:: EXERCISE AIM ::
Repeat the whole listing exactly as written.
** start of DATASET CONTENT **
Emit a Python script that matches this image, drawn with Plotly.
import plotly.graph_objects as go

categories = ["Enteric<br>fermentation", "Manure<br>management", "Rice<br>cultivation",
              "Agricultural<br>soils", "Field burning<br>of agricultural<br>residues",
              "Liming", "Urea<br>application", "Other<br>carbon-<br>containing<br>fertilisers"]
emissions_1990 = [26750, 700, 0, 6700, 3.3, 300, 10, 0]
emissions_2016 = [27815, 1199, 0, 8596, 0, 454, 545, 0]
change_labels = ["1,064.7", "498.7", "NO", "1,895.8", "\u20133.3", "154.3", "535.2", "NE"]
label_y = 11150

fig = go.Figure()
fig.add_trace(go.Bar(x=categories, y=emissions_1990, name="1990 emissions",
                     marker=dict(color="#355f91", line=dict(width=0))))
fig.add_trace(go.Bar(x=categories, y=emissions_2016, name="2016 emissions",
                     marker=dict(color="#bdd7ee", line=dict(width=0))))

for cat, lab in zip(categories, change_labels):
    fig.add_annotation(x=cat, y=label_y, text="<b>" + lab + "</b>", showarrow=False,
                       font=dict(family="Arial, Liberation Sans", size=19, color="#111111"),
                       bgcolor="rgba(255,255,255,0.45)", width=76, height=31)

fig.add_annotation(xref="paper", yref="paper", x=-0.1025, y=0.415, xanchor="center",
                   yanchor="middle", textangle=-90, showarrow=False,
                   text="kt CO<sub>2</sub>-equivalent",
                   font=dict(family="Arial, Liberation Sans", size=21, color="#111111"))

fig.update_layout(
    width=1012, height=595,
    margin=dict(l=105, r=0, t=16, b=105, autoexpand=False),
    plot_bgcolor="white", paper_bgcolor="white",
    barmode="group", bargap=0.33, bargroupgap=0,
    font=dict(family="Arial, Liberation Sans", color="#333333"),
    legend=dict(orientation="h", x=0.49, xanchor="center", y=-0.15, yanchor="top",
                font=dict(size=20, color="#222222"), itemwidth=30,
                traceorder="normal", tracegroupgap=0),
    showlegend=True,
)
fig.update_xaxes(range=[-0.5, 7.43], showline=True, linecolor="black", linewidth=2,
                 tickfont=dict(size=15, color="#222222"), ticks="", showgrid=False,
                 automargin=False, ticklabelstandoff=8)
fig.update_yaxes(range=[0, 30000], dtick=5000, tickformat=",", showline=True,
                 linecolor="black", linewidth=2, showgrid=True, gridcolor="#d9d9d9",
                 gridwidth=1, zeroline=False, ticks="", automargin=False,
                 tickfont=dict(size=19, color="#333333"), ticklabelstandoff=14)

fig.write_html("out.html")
** end of DATASET CONTENT **
:: ANSWER TO THE TASK ::
Emit a Python script that matches this image, drawn with Plotly.
import plotly.graph_objects as go

categories = ["Enteric<br>fermentation", "Manure<br>management", "Rice<br>cultivation",
              "Agricultural<br>soils", "Field burning<br>of agricultural<br>residues",
              "Liming", "Urea<br>application", "Other<br>carbon-<br>containing<br>fertilisers"]
emissions_1990 = [26750, 700, 0, 6700, 3.3, 300, 10, 0]
emissions_2016 = [27815, 1199, 0, 8596, 0, 454, 545, 0]
change_labels = ["1,064.7", "498.7", "NO", "1,895.8", "\u20133.3", "154.3", "535.2", "NE"]
label_y = 11150

fig = go.Figure()
fig.add_trace(go.Bar(x=categories, y=emissions_1990, name="1990 emissions",
                     marker=dict(color="#355f91", line=dict(width=0))))
fig.add_trace(go.Bar(x=categories, y=emissions_2016, name="2016 emissions",
                     marker=dict(color="#bdd7ee", line=dict(width=0))))

for cat, lab in zip(categories, change_labels):
    fig.add_annotation(x=cat, y=label_y, text="<b>" + lab + "</b>", showarrow=False,
                       font=dict(family="Arial, Liberation Sans", size=19, color="#111111"),
                       bgcolor="rgba(255,255,255,0.45)", width=76, height=31)

fig.add_annotation(xref="paper", yref="paper", x=-0.1025, y=0.415, xanchor="center",
                   yanchor="middle", textangle=-90, showarrow=False,
                   text="kt CO<sub>2</sub>-equivalent",
                   font=dict(family="Arial, Liberation Sans", size=21, color="#111111"))

fig.update_layout(
    width=1012, height=595,
    margin=dict(l=105, r=0, t=16, b=105, autoexpand=False),
    plot_bgcolor="white", paper_bgcolor="white",
    barmode="group", bargap=0.33, bargroupgap=0,
    font=dict(family="Arial, Liberation Sans", color="#333333"),
    legend=dict(orientation="h", x=0.49, xanchor="center", y=-0.15, yanchor="top",
                font=dict(size=20, color="#222222"), itemwidth=30,
                traceorder="normal", tracegroupgap=0),
    showlegend=True,
)
fig.update_xaxes(range=[-0.5, 7.43], showline=True, linecolor="black", linewidth=2,
                 tickfont=dict(size=15, color="#222222"), ticks="", showgrid=False,
                 automargin=False, ticklabelstandoff=8)
fig.update_yaxes(range=[0, 30000], dtick=5000, tickformat=",", showline=True,
                 linecolor="black", linewidth=2, showgrid=True, gridcolor="#d9d9d9",
                 gridwidth=1, zeroline=False, ticks="", automargin=False,
                 tickfont=dict(size=19, color="#333333"), ticklabelstandoff=14)

fig.write_html("out.html")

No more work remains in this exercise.